The PRESIDENT. Oh, I understand. I was not suggesting that the opening speech should be only two days. I did not mean that. What I suggested was, that seventeen days would be enough for the total speeches.

Sir ROBERT FINLAY. Well, I confess that at the present moment, when I do not clearly see my way to saying what the time would be, I would rather begin a day or two sooner, so as to make sure of a sufficient margin.

The PRESIDENT. What do you say, Mr. Dickinson.

Mr. DICKINSON. That would be entirely agreeable to us. There might be a shorter adjournment.

The PRESIDENT. That would mean Monday, the 14th.

Sir ROBERT FINLAY. Well, say Tuesday.

The PRESIDENT. Tuesday, the 15th.

(The Tribunal deliberated.)

The PRESIDENT. You think seven days would do, do you, Mr. Dickinson?

Mr. DICKINSON. We expect an equal time would be allotted to Counsel on both sides. Yes; that is what we thought would be sufficient.

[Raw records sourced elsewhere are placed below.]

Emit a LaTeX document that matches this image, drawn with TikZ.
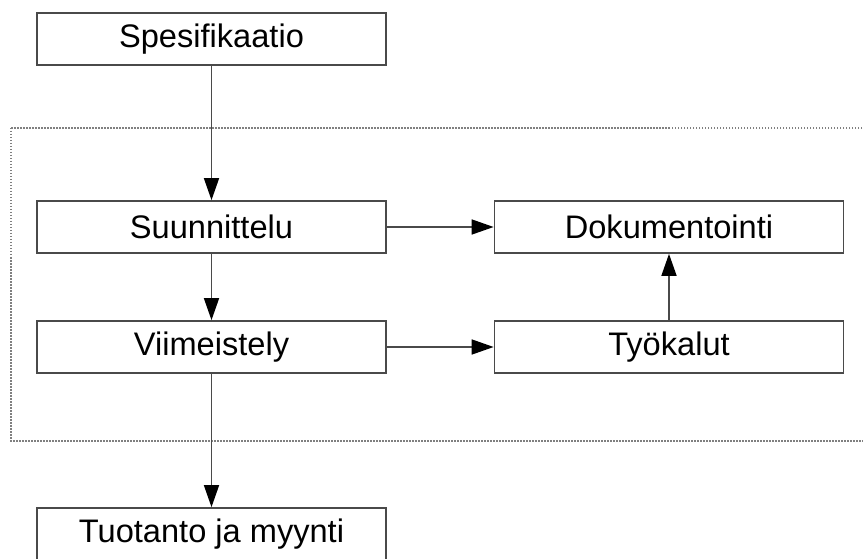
\documentclass[tikz,border=0pt]{standalone}
\usepackage{fontspec}
\setmainfont{Liberation Sans}
\usepackage{xcolor}
\usetikzlibrary{arrows.meta}
\definecolor{rajaus}{HTML}{4a4a4a}

\tikzset{
    laatikko/.style={draw=rajaus, line width=0.85pt, minimum width=174.5pt, minimum height=26pt,
        inner sep=0pt, font=\fontsize{16.3}{19.5}\selectfont},
    nuoli/.style={draw=rajaus, line width=0.8pt, -{Triangle[length=11pt,width=7.5pt,color=black,fill=black]}}
}

\begin{document}
\begin{tikzpicture}[x=0.5pt, y=0.5pt]
    \useasboundingbox (0,0) rectangle (863,558);
    \draw[gray, line width=0.8pt, dash pattern=on 0.75pt off 0.75pt] (11,430) rectangle (875,117);  % kehys

    \node[laatikko] (spek) at (211.5,519) {Spesifikaatio};
    \node[laatikko] (suun) at (211.5,331) {Suunnittelu};
    \node[laatikko] (viim) at (211.5,211) {Viimeistely};
    \node[laatikko] (tuot) at (211.5,24) {Tuotanto ja myynti};
    \node[laatikko] (doku) at (669,331) {Dokumentointi};
    \node[laatikko] (tyok) at (669,211) {Työkalut};

    \draw[nuoli] (spek) -- (suun);
    \draw[nuoli] (suun) -- (viim);
    \draw[nuoli] (viim) -- (tuot);
    \draw[nuoli] (suun) -- (doku);
    \draw[nuoli] (viim) -- (tyok);
    \draw[nuoli] (tyok) -- (doku);
\end{tikzpicture}
\end{document}
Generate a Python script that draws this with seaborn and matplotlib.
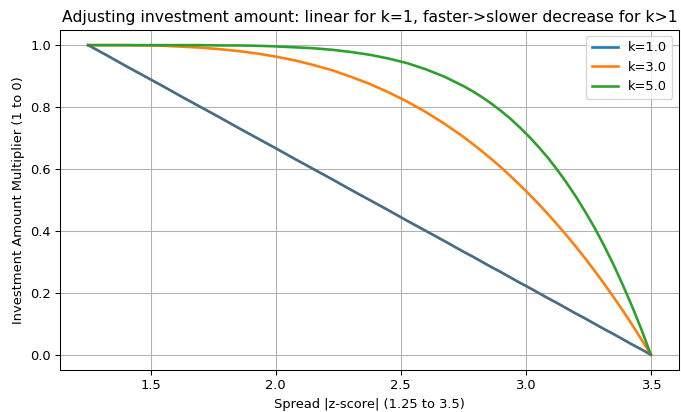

Sir ROBERT FINLAY. I am most anxious that there should be no undue consumption of time

The PRESIDENT. No, I am quite sure of that, Mr. Attorney; I was not thinking of that for a moment.

Sir ROBERT FINLAY. But the first consideration is that the Case should be fully presented to the Tribunal.

The PRESIDENT. Undoubtedly.

Sir ROBERT FINLAY. And having regard to its very great importance, your Lordship will understand why it is that at the present stage I cannot even appear to enter into any undertaking which further on in the Case might conflict with my views of what the interests of justice required.



(The Tribunal deliberated.)

The PRESIDENT. I understand that the 17th is really more convenient to the parties, and I think that the Tribunal would decide to meet on Thursday, the 17th, at 11 o'clock. We trust, without putting either side under an obligation, that the Arguments will be concluded by Friday, the 9th of October. We should be prepared to sit upon the Saturdays, if it was found necessary, in order to give extra days.